I always forget how giant Chicago is. How giant, how elegant, and how proud.
Under Culture Commissioner Lois Weissberg, the city has come into possession of an exact replica of Maxim’s, the Paris restaurant, in the basement of a Gold Coast condominium designed by Bertrand Goldberg. Beatles fans: This is the site where John Lennon recanted his “bigger than Jesus” claim.
On that hallowed ground Stop Smiling’s co-founder, J. C. Gabel, Mairead Case, and I talked shop last Friday night before a crowd of fellow editors (Poetry, Playboy, The Baffler, the Trib), Ms. Weissberg, and assorted civilians passionate—to the point of forcible ejection—about The Paris Review. It was all part of the city’s “Cocktails and Conversations” series.

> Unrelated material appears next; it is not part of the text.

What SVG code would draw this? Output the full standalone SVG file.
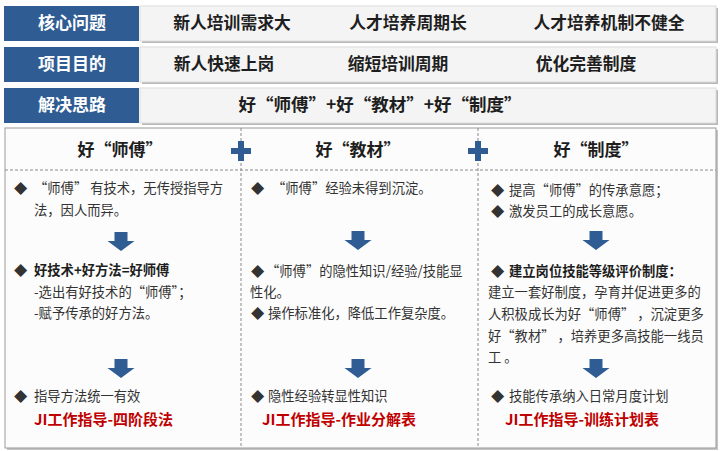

New Yorkers, can you imagine such a thing? Verily, they are Sweden to our United States.
Many thanks to Danielle Chapman, of the Department of Cultural Affairs, for having us. Even more thanks to J. C., who out-Virgiled Virgil, giving me the grand tour of the city, from Saul Bellow’s old apartment building and the Third Coast bar, to the thirty-third birthday of Poetry’s Fred Sasaki. May Fred enjoy many happy returns.
Another thing I forget—and then always remember—about Chicago, or rather Chicagoans, is what snappy dressers they are. Chicago men are not afraid of a necktie or a hat. The peaked cap also is worn. On Michigan Avenue I saw plenty of all three (plus a woman sporting the first fur coat of the season), as I provisioned for the forty-nine-hour California Zephyr to San Francisco. Last-minute purchases included: Nicholson Baker’s The Anthologist, A Tale of Two Cities, Cousin Bette, Ragtime (I will read Doctorow, I will!), a pair of warm pajamas, a sturdy pigskin toilet kit, and a smallish bottle of Johnny Walker Red.
As it happened, I read the last page of The Anthologist at five-thirty Sunday morning, simply too happy to sleep, as my bunk lurched and tossed like a cozy Cyclone (I even found myself hanging on to the straps). Thus did I cross the Rockies.
In this connection, I must finally thank Patricia Daliege, Amtrak’s chief ticket agent at Chicago’s Union Station, for saving my bacon in the face of an intractable Paris Review–Amtrak imbroglio. If not for Ms. Daliege, and the sleeper compartments she finagled out of seemingly thin air, your humble correspondent would have detrained in the thunderstorming moonscape of Green River, Utah, and taken his chances against the sands. To Patti Daliege, merci.